(DATA SEGMENT)
####

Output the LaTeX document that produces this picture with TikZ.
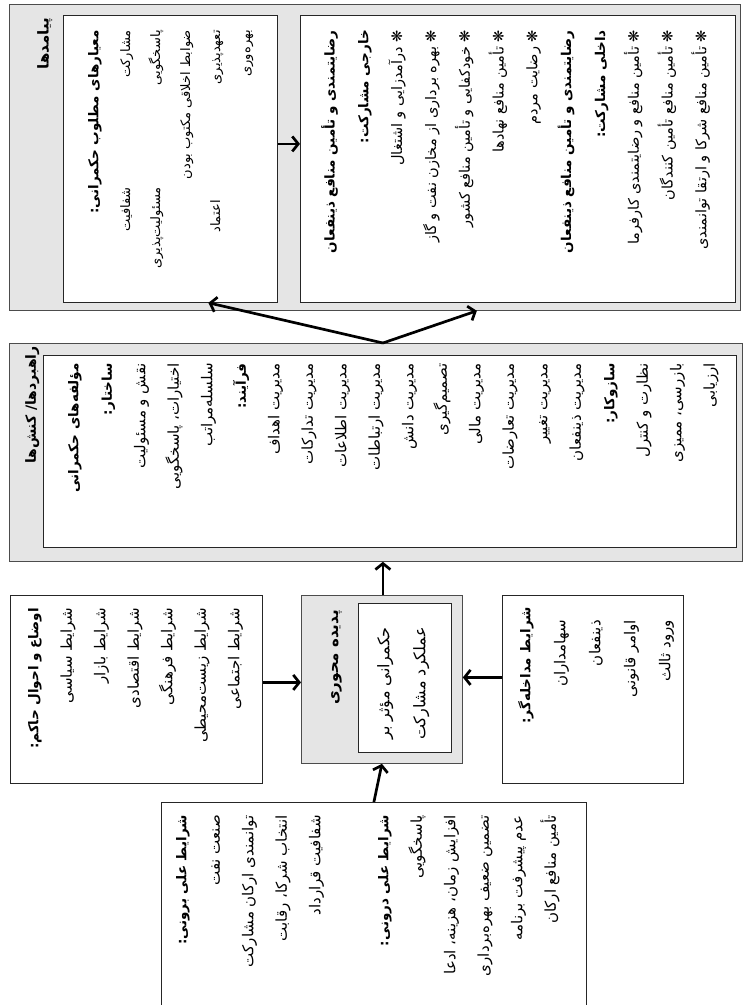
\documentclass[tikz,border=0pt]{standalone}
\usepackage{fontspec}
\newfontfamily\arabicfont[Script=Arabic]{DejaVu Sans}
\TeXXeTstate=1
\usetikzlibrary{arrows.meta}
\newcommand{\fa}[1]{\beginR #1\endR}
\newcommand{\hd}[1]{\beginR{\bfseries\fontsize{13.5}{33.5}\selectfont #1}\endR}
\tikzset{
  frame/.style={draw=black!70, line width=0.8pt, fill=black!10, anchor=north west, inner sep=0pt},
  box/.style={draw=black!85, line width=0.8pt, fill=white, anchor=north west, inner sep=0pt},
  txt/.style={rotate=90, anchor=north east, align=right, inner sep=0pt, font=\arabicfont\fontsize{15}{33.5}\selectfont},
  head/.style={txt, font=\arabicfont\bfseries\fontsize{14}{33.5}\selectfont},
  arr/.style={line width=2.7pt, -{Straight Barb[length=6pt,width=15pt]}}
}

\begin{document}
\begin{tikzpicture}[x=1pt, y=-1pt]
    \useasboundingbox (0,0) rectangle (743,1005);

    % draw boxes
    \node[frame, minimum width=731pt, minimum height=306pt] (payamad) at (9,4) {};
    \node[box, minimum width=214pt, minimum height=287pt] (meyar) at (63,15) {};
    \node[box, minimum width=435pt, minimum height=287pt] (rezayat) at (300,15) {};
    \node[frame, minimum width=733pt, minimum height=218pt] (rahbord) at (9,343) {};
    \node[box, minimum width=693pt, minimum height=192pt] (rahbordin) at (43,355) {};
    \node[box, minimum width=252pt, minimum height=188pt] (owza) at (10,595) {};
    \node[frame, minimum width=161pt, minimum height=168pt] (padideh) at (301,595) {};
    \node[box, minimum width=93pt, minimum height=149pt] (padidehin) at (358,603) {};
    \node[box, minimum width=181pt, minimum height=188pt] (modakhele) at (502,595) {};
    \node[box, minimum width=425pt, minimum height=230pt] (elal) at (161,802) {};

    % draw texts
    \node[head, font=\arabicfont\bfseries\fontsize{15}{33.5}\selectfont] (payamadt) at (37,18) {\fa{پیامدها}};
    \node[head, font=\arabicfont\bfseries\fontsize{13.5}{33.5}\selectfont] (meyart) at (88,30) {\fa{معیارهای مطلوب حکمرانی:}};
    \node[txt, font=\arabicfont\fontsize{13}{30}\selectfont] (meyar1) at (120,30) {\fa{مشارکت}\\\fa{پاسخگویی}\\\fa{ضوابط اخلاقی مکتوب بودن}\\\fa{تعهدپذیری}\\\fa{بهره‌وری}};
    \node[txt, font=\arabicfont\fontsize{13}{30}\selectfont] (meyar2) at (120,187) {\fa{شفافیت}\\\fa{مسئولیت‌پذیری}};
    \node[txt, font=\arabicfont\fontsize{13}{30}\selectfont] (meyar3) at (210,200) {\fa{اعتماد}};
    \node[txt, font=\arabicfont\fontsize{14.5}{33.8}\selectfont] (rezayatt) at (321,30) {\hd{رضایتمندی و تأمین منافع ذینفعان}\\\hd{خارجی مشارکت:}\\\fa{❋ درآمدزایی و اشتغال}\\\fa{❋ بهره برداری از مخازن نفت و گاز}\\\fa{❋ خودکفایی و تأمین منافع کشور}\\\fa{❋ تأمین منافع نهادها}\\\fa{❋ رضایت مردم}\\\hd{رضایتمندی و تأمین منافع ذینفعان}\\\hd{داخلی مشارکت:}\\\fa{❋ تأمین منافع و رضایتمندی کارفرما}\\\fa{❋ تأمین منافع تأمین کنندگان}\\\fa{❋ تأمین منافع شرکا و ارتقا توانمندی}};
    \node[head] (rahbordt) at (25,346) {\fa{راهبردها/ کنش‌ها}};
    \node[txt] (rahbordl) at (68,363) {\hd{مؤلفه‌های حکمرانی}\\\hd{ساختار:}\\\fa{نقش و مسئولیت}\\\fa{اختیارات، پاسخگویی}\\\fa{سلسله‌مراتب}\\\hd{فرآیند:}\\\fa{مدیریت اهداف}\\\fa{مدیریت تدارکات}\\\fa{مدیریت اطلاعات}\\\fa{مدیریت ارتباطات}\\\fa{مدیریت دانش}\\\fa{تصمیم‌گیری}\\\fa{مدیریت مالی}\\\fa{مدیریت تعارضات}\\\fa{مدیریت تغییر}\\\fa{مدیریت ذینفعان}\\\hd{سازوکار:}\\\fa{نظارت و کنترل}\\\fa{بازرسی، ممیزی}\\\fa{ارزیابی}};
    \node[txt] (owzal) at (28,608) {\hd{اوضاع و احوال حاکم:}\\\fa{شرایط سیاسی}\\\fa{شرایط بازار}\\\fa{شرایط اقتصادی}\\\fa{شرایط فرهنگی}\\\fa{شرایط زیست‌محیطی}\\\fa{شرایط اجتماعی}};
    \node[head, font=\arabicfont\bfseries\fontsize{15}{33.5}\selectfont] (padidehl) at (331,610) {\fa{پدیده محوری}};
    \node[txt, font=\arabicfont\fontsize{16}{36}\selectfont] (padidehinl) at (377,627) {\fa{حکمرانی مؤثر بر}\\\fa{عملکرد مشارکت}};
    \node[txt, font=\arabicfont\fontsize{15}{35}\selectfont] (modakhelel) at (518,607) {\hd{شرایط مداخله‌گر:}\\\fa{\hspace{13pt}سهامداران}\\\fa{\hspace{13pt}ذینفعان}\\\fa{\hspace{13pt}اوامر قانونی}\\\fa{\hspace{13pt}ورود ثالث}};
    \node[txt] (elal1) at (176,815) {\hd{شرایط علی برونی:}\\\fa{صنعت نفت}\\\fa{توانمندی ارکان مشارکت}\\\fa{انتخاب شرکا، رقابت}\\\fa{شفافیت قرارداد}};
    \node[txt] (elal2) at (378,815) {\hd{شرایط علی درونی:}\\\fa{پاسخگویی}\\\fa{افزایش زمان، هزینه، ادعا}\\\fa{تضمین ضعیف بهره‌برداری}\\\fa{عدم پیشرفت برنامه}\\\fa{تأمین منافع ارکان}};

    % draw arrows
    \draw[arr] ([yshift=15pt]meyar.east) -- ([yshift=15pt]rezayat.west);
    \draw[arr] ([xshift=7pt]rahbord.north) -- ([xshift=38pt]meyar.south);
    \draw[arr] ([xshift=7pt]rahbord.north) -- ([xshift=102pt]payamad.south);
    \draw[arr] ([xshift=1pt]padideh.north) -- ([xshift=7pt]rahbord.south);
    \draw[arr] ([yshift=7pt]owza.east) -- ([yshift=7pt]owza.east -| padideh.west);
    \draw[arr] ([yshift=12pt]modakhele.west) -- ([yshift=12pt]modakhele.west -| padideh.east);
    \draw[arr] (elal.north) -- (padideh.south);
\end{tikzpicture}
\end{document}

####

Except for the pictures, print the data above exactly.

(THE COMPLETED TASK)
Output the LaTeX document that produces this picture with TikZ.
\documentclass[tikz,border=0pt]{standalone}
\usepackage{fontspec}
\newfontfamily\arabicfont[Script=Arabic]{DejaVu Sans}
\TeXXeTstate=1
\usetikzlibrary{arrows.meta}
\newcommand{\fa}[1]{\beginR #1\endR}
\newcommand{\hd}[1]{\beginR{\bfseries\fontsize{13.5}{33.5}\selectfont #1}\endR}
\tikzset{
  frame/.style={draw=black!70, line width=0.8pt, fill=black!10, anchor=north west, inner sep=0pt},
  box/.style={draw=black!85, line width=0.8pt, fill=white, anchor=north west, inner sep=0pt},
  txt/.style={rotate=90, anchor=north east, align=right, inner sep=0pt, font=\arabicfont\fontsize{15}{33.5}\selectfont},
  head/.style={txt, font=\arabicfont\bfseries\fontsize{14}{33.5}\selectfont},
  arr/.style={line width=2.7pt, -{Straight Barb[length=6pt,width=15pt]}}
}

\begin{document}
\begin{tikzpicture}[x=1pt, y=-1pt]
    \useasboundingbox (0,0) rectangle (743,1005);

    % draw boxes
    \node[frame, minimum width=731pt, minimum height=306pt] (payamad) at (9,4) {};
    \node[box, minimum width=214pt, minimum height=287pt] (meyar) at (63,15) {};
    \node[box, minimum width=435pt, minimum height=287pt] (rezayat) at (300,15) {};
    \node[frame, minimum width=733pt, minimum height=218pt] (rahbord) at (9,343) {};
    \node[box, minimum width=693pt, minimum height=192pt] (rahbordin) at (43,355) {};
    \node[box, minimum width=252pt, minimum height=188pt] (owza) at (10,595) {};
    \node[frame, minimum width=161pt, minimum height=168pt] (padideh) at (301,595) {};
    \node[box, minimum width=93pt, minimum height=149pt] (padidehin) at (358,603) {};
    \node[box, minimum width=181pt, minimum height=188pt] (modakhele) at (502,595) {};
    \node[box, minimum width=425pt, minimum height=230pt] (elal) at (161,802) {};

    % draw texts
    \node[head, font=\arabicfont\bfseries\fontsize{15}{33.5}\selectfont] (payamadt) at (37,18) {\fa{پیامدها}};
    \node[head, font=\arabicfont\bfseries\fontsize{13.5}{33.5}\selectfont] (meyart) at (88,30) {\fa{معیارهای مطلوب حکمرانی:}};
    \node[txt, font=\arabicfont\fontsize{13}{30}\selectfont] (meyar1) at (120,30) {\fa{مشارکت}\\\fa{پاسخگویی}\\\fa{ضوابط اخلاقی مکتوب بودن}\\\fa{تعهدپذیری}\\\fa{بهره‌وری}};
    \node[txt, font=\arabicfont\fontsize{13}{30}\selectfont] (meyar2) at (120,187) {\fa{شفافیت}\\\fa{مسئولیت‌پذیری}};
    \node[txt, font=\arabicfont\fontsize{13}{30}\selectfont] (meyar3) at (210,200) {\fa{اعتماد}};
    \node[txt, font=\arabicfont\fontsize{14.5}{33.8}\selectfont] (rezayatt) at (321,30) {\hd{رضایتمندی و تأمین منافع ذینفعان}\\\hd{خارجی مشارکت:}\\\fa{❋ درآمدزایی و اشتغال}\\\fa{❋ بهره برداری از مخازن نفت و گاز}\\\fa{❋ خودکفایی و تأمین منافع کشور}\\\fa{❋ تأمین منافع نهادها}\\\fa{❋ رضایت مردم}\\\hd{رضایتمندی و تأمین منافع ذینفعان}\\\hd{داخلی مشارکت:}\\\fa{❋ تأمین منافع و رضایتمندی کارفرما}\\\fa{❋ تأمین منافع تأمین کنندگان}\\\fa{❋ تأمین منافع شرکا و ارتقا توانمندی}};
    \node[head] (rahbordt) at (25,346) {\fa{راهبردها/ کنش‌ها}};
    \node[txt] (rahbordl) at (68,363) {\hd{مؤلفه‌های حکمرانی}\\\hd{ساختار:}\\\fa{نقش و مسئولیت}\\\fa{اختیارات، پاسخگویی}\\\fa{سلسله‌مراتب}\\\hd{فرآیند:}\\\fa{مدیریت اهداف}\\\fa{مدیریت تدارکات}\\\fa{مدیریت اطلاعات}\\\fa{مدیریت ارتباطات}\\\fa{مدیریت دانش}\\\fa{تصمیم‌گیری}\\\fa{مدیریت مالی}\\\fa{مدیریت تعارضات}\\\fa{مدیریت تغییر}\\\fa{مدیریت ذینفعان}\\\hd{سازوکار:}\\\fa{نظارت و کنترل}\\\fa{بازرسی، ممیزی}\\\fa{ارزیابی}};
    \node[txt] (owzal) at (28,608) {\hd{اوضاع و احوال حاکم:}\\\fa{شرایط سیاسی}\\\fa{شرایط بازار}\\\fa{شرایط اقتصادی}\\\fa{شرایط فرهنگی}\\\fa{شرایط زیست‌محیطی}\\\fa{شرایط اجتماعی}};
    \node[head, font=\arabicfont\bfseries\fontsize{15}{33.5}\selectfont] (padidehl) at (331,610) {\fa{پدیده محوری}};
    \node[txt, font=\arabicfont\fontsize{16}{36}\selectfont] (padidehinl) at (377,627) {\fa{حکمرانی مؤثر بر}\\\fa{عملکرد مشارکت}};
    \node[txt, font=\arabicfont\fontsize{15}{35}\selectfont] (modakhelel) at (518,607) {\hd{شرایط مداخله‌گر:}\\\fa{\hspace{13pt}سهامداران}\\\fa{\hspace{13pt}ذینفعان}\\\fa{\hspace{13pt}اوامر قانونی}\\\fa{\hspace{13pt}ورود ثالث}};
    \node[txt] (elal1) at (176,815) {\hd{شرایط علی برونی:}\\\fa{صنعت نفت}\\\fa{توانمندی ارکان مشارکت}\\\fa{انتخاب شرکا، رقابت}\\\fa{شفافیت قرارداد}};
    \node[txt] (elal2) at (378,815) {\hd{شرایط علی درونی:}\\\fa{پاسخگویی}\\\fa{افزایش زمان، هزینه، ادعا}\\\fa{تضمین ضعیف بهره‌برداری}\\\fa{عدم پیشرفت برنامه}\\\fa{تأمین منافع ارکان}};

    % draw arrows
    \draw[arr] ([yshift=15pt]meyar.east) -- ([yshift=15pt]rezayat.west);
    \draw[arr] ([xshift=7pt]rahbord.north) -- ([xshift=38pt]meyar.south);
    \draw[arr] ([xshift=7pt]rahbord.north) -- ([xshift=102pt]payamad.south);
    \draw[arr] ([xshift=1pt]padideh.north) -- ([xshift=7pt]rahbord.south);
    \draw[arr] ([yshift=7pt]owza.east) -- ([yshift=7pt]owza.east -| padideh.west);
    \draw[arr] ([yshift=12pt]modakhele.west) -- ([yshift=12pt]modakhele.west -| padideh.east);
    \draw[arr] (elal.north) -- (padideh.south);
\end{tikzpicture}
\end{document}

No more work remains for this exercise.